Casting is clearly a challenge for Panahi's movies, which are shot without permits in direct violation of the law (bypassing the obligation to submit his scripts to the Ministry of Culture and Islamic Guidance for approval). He asks potential actors to read the script at his place, then gives them 24 hours to decide if they want to be involved. In theory, their participation could result in punishment — the reason many Iranian films list "Anonymous" where names normally appear in the credits.

"I really believe that everyone can act. What matters is that they are chosen correctly," Panahi said. "The first thing I pay attention to is physical appearance, the body of a potential actor. When the physical characteristics are a match, as soon as you see that person on the screen, you're halfway there."

Panahi writes the roles first, then looks for the right person to embody them. In "It Was Just an Accident," the movie opens with Eqbal, which catches audiences off-guard, since they start to sympathize with him — a family man, driving with his young daughter and pregnant wife, who's upset when a dog runs in front of his car— before meeting Vahid or hearing why he might have reason to hate Eqbal.

"As you go through the film and you see the other characters in doubt about who this person is, you as the audience are also in doubt because you remember how distressed he was by having killed a dog," Panahi explained. Prior to 2022, the filmmaker wouldn't have dared target such a character — to make Eqbal a metonym for the regime.

"When I was in prison, something happened which divided the history of the Islamic Republic into before and after: Women, Life, Freedom," Panahi said. "Everything changed after that, and cinema could not be separate from it, especially this kind of cinema that claims to be socially engaged. Ordinary people had started to break the red lines. And now cinema also had to go past the red lines."

Looking back, Panahi recalled a startling experience from the year 2000, when he gave his script for "The Circle" to someone he wanted to work on the film: "When I went to speak to them two days later, they put the script in an envelope and gave it back to me very hastily. They told me, 'Take this and don't ever show it to anyone. … You might get stabbed on the street, and your intestines will fall out,'" he said. "Back then, 'The Circle' was one step ahead of the society. But since Women, Life, Freedom, cinema was falling behind. The society is now one step ahead of cinema, and we try to catch up."

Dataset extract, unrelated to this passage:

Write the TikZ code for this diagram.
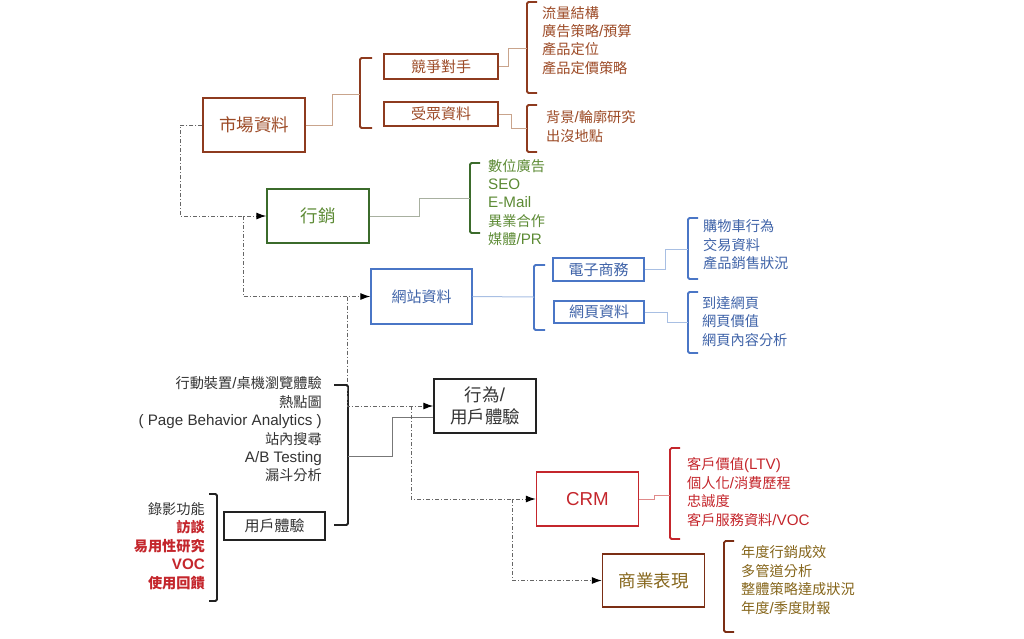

That explains something as simple as showing women without the traditional head covering. Before, it was a violation to film actresses without the hijab. But since those 2022 protests, many women have rejected the hijab. "Social cinema is not supposed to lie. If it does not depict these realities, does not stay truthful to this principle, the film will not be believable."

This evolution in Iranian cinema, represented by Panahi's latest and Rasoulof's "The Seed of the Sacred Fig" before it, marks a shift for international audiences as well. Previously, it was easy to watch Panahi's film with pity for those in what appeared to be a more restrictive theocratic culture.

Panahi sees it the other way around, and has warned as much when he travels to other countries. "Unfortunately," he said, "what we are living in contemporary Iran — what seems like the past — is the future of many places in which we see these signs."